Manchu Boxer Chief

THE murder of the Church of England missionary, Brookes, in Chinanfu prefecture, Shantung province, by the Boxers, was the beginning of the explosion. On January 4, 1900, I cabled home the occurrence of the murder. On January 5 I cabled that the Americans in Taianfu, two days’ journey by cart south of the scene of the murder, were in danger, and that the United States minister had requested that they be protected; also that the Empress Dowager had expressed to Sir Claude MacDonald, through the tsung-li-yamen, her horror at the deed, and from thenceforth, under the respective dates given below, I sent cables recording the Boxer progress.

January 13. Christians in Shantung are being constantly pillaged by marauding parties of Boxers. The Taianfu district is especially dangerous, as the prefect will not allow them to be interfered with. Dr. Smith, of Pang Chuang, in northern Shantung, has also written and telegraphed the United States legation that matters in his district are in the same condition. Christians murdered, chapels burned and looted, and no redress obtainable from the officials.
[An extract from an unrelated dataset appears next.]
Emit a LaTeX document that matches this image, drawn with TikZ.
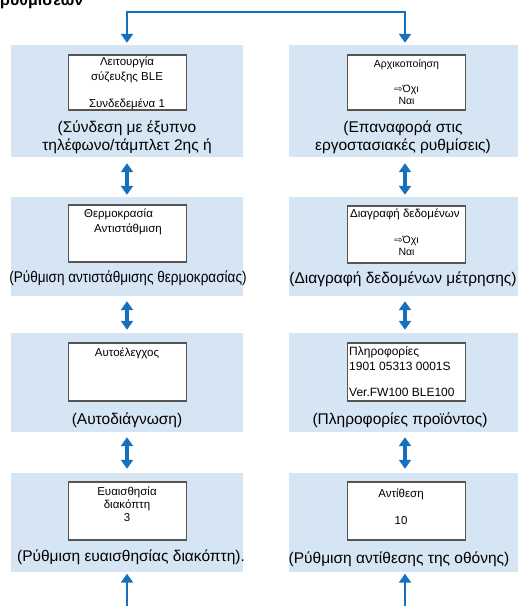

January 15. An imperial edict was issued yesterday which really commends the Boxers, and is sure to cause trouble. Upon Baron von Ketteler representing this to the tsung-li-yamen he was given no satisfactory answer to account for it.

January 24. Boxer movement is rapidly spreading, and the situation fills many with alarm. Prince Tuan’s son has been chosen as the successor to the Emperor, which is an unfavorable omen.

January 25. An edict has been promulgated apparently from the Emperor, but really from the Empress Dowager, stating that, because of his childless condition and infirm health, he has decided for the good of the state to appoint Pu Chun, son of Prince Tuan, as his successor.

February 5. Although the Boxer movement continues to increase in the northern provinces, Peking remains quiet.

February 10. The anti-foreign crusade is proceeding apace. Jung Lu, Hsu Tung and Kang Yi have assumed great power, and are constantly with the Empress. The Boer successes in the Transvaal are being used to show the masses that a very little country can defy a big government if only the hearts of the people are in the struggle. British prestige here declining rapidly as a consequence. A Boxer mob has attacked the Germans building the railway in Shantung, and driven the foreigners away from their work. As Baron von Ketteler insists upon their going on with the work, the tsung-li-yamen finds it difficult to please both the throne and the foreigners.

February 12. A letter received from a Presbyterian missionary in Chinanfu states that over seventy families of Christians have been mobbed and looted in his district, and that they can obtain no redress from the local officials, and that the Boxers, knowing this, are rapidly increasing and growing bolder.

February 15. Imperial edict orders the suspension of any native papers showing reform tendency, and the editors to be imprisoned.